Mithali Raj, one of the greatest cricketers to grace the field, will leave the game without lifting a World Cup, after India fell short of reaching the semifinals on Sunday.
Despite an impressive innings reminiscent of Raj at her peak, the match felt like the end of the Indian captain's 22-year career after a three-wicket loss to South Africa.
Requiring a win in their final group game to make the final four, it was a fittingly nerve-wracking match that remained on a knife-edge until a late surge by the Proteas.
India looked to have almost snatched a potential victory from the jaws of defeat when they claimed a wicket with the penultimate ball but with tensions at fever-pitch, replays confirmed a front-foot no ball, allowing South Africa to clinch a dramatic final-ball win.
"Everything does come to an end," Raj, who is widely expected to retire soon, said following India's defeat. "It will take some time to settle the emotions but that's what sport is. I haven't planned much for the future."
Changed the game
Her true legacy to the game came from her single-mindedness to ensure women's cricket was valued in India. "Women's cricket was dead in India, but she changed the face of it,” Raj's former international teammate Nooshin Al Khadeer told DW. "She was the eye-opener to a man's world.”
Raj was born in Jodhpur in 1982 but fell in love with dancing before cricket. However as Raj has expressed in the past, with her parents invested in seeing their daughter become one of the best female cricketers in India, it was path she forged somewhat reluctantly early on.
In 1999, 16-year-old Raj scored a debut one-day international (ODI) century in England for India's U19s. The success did not lessen Raj's commitment, the teenager waking daily at 4am for practise and training for at least eight hours a day. "There was an extreme detachment for Mithali of having no friends, no social life, no TV, no music," Al Kahdeer explained.
Three years later, aged just 19, that sacrifice paid off.

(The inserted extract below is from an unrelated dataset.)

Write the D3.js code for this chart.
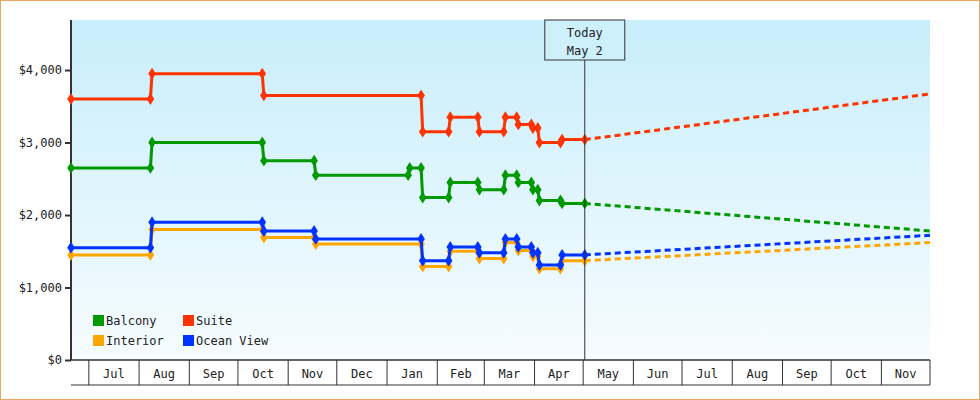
<!DOCTYPE html>
<html><head><meta charset="utf-8">
<script src="https://cdn.jsdelivr.net/npm/d3@7"></script>
<style>body{margin:0;background:#fff}svg{display:block}text{font-family:"DejaVu Sans Mono",monospace;font-size:12px;fill:#222}</style>
</head><body><svg id="c" width="980" height="400"></svg>
<script>
const startDate="2023-06-20", endDate="2024-12-01", today="2024-05-02";
const monthTicks=["2023-07-01","2023-08-01","2023-09-01","2023-10-01","2023-11-01","2023-12-01","2024-01-01","2024-02-01","2024-03-01","2024-04-01","2024-05-01","2024-06-01","2024-07-01","2024-08-01","2024-09-01","2024-10-01","2024-11-01","2024-12-01"];
const yTicks=[0,1000,2000,3000,4000];
const suiteDates=["2023-06-20","2023-08-09","2023-10-17","2024-01-23","2024-02-09","2024-02-27","2024-03-14","2024-03-22","2024-03-31","2024-04-04","2024-04-18"];
const suiteVals=[3600,3950,3650,3150,3350,3150,3350,3250,3200,3000,3040];
const balconyDates=["2023-06-20","2023-08-09","2023-10-17","2023-11-18","2024-01-15","2024-01-23","2024-02-09","2024-02-27","2024-03-14","2024-03-22","2024-03-31","2024-04-04","2024-04-18"];
const balconyVals=[2650,3000,2750,2550,2650,2240,2450,2350,2550,2450,2350,2200,2160];
const oceanDates=["2023-06-20","2023-08-09","2023-10-17","2023-11-18","2024-01-23","2024-02-09","2024-02-27","2024-03-14","2024-03-22","2024-03-31","2024-04-04","2024-04-18"];
const oceanVals=[1550,1900,1780,1670,1370,1560,1480,1670,1560,1480,1310,1450];
const interiorDates=["2023-06-20","2023-08-09","2023-10-17","2023-11-18","2024-01-23","2024-02-09","2024-02-27","2024-03-14","2024-03-22","2024-03-31","2024-04-04"];
const interiorVals=[1450,1800,1690,1600,1290,1500,1400,1620,1510,1430,1260];
const interiorExtra=[["2024-04-18",1370]];
const forecastEnd={Suite:3670,Balcony:1780,"Ocean View":1720,Interior:1620};
const seriesNames=["Balcony","Suite","Interior","Ocean View"];
const colors={Balcony:"#009900",Suite:"#ff3300",Interior:"#ffa500","Ocean View":"#0033ff"};

const P=d3.timeParse("%Y-%m-%d");
const svg=d3.select("#c");
const L=71,R=930,T=20,B=360;
const x=d3.scaleTime().domain([P(startDate),P(endDate)]).range([L,R]);
const y=d3.scaleLinear().domain([0,4690]).range([B,T]);
const defs=svg.append("defs");
const g=defs.append("linearGradient").attr("id","bg").attr("x1",0).attr("x2",0).attr("y1",0).attr("y2",1);
g.append("stop").attr("offset","0%").attr("stop-color","#c8eefb");
g.append("stop").attr("offset","100%").attr("stop-color","#f6fcff");
svg.append("rect").attr("x",0.5).attr("y",0.5).attr("width",979).attr("height",399).attr("fill","#fff").attr("stroke","#e8a860");
svg.append("rect").attr("x",L).attr("y",T).attr("width",R-L).attr("height",B-T).attr("fill","url(#bg)");

// y axis
const ya=svg.append("g").attr("transform",`translate(${L},0)`).call(d3.axisLeft(y).tickValues(yTicks).tickSize(6).tickFormat(d=>"$"+d3.format(",")(d)));
ya.select(".domain").attr("d",`M0,${T}V${B}`).attr("stroke","#333").attr("stroke-width",2);
ya.selectAll(".tick line").attr("stroke","#333").attr("stroke-width",2);
ya.selectAll("text").attr("fill","#333").style("font-size","12px");

// x axis boxes
svg.append("line").attr("x1",L).attr("x2",R).attr("y1",B).attr("y2",B).attr("stroke","#333").attr("stroke-width",1.5);
svg.append("line").attr("x1",L).attr("x2",R).attr("y1",385).attr("y2",385).attr("stroke","#333");
const mt=monthTicks.map(P);
mt.forEach((d,i)=>{
  svg.append("line").attr("x1",x(d)).attr("x2",x(d)).attr("y1",B).attr("y2",385).attr("stroke","#333");
  if(i<mt.length-1) svg.append("text").attr("x",(x(d)+x(mt[i+1]))/2).attr("y",378).attr("text-anchor","middle").text(d3.timeFormat("%b")(d));
});

const tD=P(today);
function build(dates,vals,extra){
  let segs=dates.map((d,i)=>[P(d),vals[i]]);
  (extra||[]).forEach(e=>segs.push([P(e[0]),e[1]]));
  const pts=[];
  segs.forEach((s,i)=>{
    const end=i<segs.length-1?d3.timeDay.offset(segs[i+1][0],-1):tD;
    pts.push([s[0],s[1]]);pts.push([end,s[1]]);
  });
  return pts;
}
const data={Suite:build(suiteDates,suiteVals),Balcony:build(balconyDates,balconyVals),"Ocean View":build(oceanDates,oceanVals),Interior:build(interiorDates,interiorVals,interiorExtra)};
const line=d3.line().x(d=>x(d[0])).y(d=>y(d[1]));
const order=["Interior","Ocean View","Balcony","Suite"];
order.forEach(n=>{
  const pts=data[n];
  const last=pts[pts.length-1];
  svg.append("path").attr("d",line([last,[P(endDate),forecastEnd[n]]])).attr("fill","none").attr("stroke",colors[n]).attr("stroke-width",3).attr("stroke-dasharray","6,4");
  svg.append("path").attr("d",line(pts)).attr("fill","none").attr("stroke",colors[n]).attr("stroke-width",3);
  svg.selectAll(null).data(pts).enter().append("path").attr("d",d3.symbol(d3.symbolDiamond,50)()).attr("transform",d=>`translate(${x(d[0])},${y(d[1])}) scale(1,0.9)`).attr("fill",colors[n]);
});

// today
svg.append("line").attr("x1",x(tD)).attr("x2",x(tD)).attr("y1",60).attr("y2",B).attr("stroke","#333");
svg.append("rect").attr("x",x(tD)-40).attr("y",20).attr("width",80).attr("height",40).attr("fill","#cdf0fb").attr("stroke","#333");
svg.append("text").attr("x",x(tD)).attr("y",37).attr("text-anchor","middle").text("Today");
svg.append("text").attr("x",x(tD)).attr("y",55).attr("text-anchor","middle").text(d3.timeFormat("%b %-d")(tD));

// legend
seriesNames.forEach((n,i)=>{
  const lx=93+(i%2)*90, ly=315+Math.floor(i/2)*20;
  svg.append("rect").attr("x",lx).attr("y",ly).attr("width",11).attr("height",11).attr("fill",colors[n]);
  svg.append("text").attr("x",lx+13).attr("y",ly+10).text(n);
});
</script></body></html>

In only her third Test match, she broke the record for the world's highest individual Test score when she struck 214 against England. She became the world's leading female run-scorer in 2021.
At only 22 she was made captain of the international and helped India reach the final of the 2005 World Cup. The success under the helm of Raj forced the Board of Control of Cricket in India (BCCI) after many years to bring women's cricket under its stewardship in 2006.
"Throughout her career Raj has made sure that people knew that this team existed'" said cricketer-turned-journalist Ananya Upendran. "She kept Indian Women's cricket in the news even when people were not interested in it and made it relevant for a very long time, especially through the 2000s."
A second World Cup final appearance in 2017 proved to be another turning point for women's cricket in India. Having turned to coaching, Al Kahdeer remembered how prior to the 2017 World Cup seeing only 40 girls turn up for trails. However, after culmination of the tournament, more than 200 girls arrived.
"The 2005 World Cup showed the BCCI that women's cricket was there," Al Kahdeer explained. "The 2017 World Cup was an eye-opener for parents to understand that there is a career for their girls. Upendran added: "22 years after her career started, any young batter coming through the Indian circuit now if you ask them who they look up to it is Mithali."
Coverage comes too late to showcase Raj's best
A decision to televise all of India's home matches followed the team's 2017 World Cup final appearance, but progress in the women's game has been so slow that Raj's current struggles at the crease might stay more in the memory than her prime years.
"From 2006-2014, she was scoring runs for fun. There was no real stability in the Indian batting line-up at that time. She had to reign in her natural instincts and force herself to be something that the team needed,” Upendran explained. "A large part of me is worried this is how most of India will remember her, as the captain who couldn't win anything, couldn't keep pace with the current game and potentially held her team back.”
The outpouring at the end of the 2022 World Cup suggest otherwise. India might not have won, but the widespread recognition of what Raj did is clear. Jhulan Goswami, Raj's teammate for 19 years, looked distraught on the balcony at the end of the match with a side strain keeping her from playing in what was likely also her final World Cup match.
Even though Raj cut an understandably dejected figure following the end of her World Cup dreams, she still managed to reflect on the greater picture."The game was good for the sport," she said before directly addressing the Indian supporters. "I hope you continue to support women's cricket and the Indian Women's team in the coming years."
Raj's illustrious career may have finished without any silverware, but she has left an ever-lasting imprint on the game."Mithali is and will be the face of women's cricket in India forever,” Al Kahdeer said.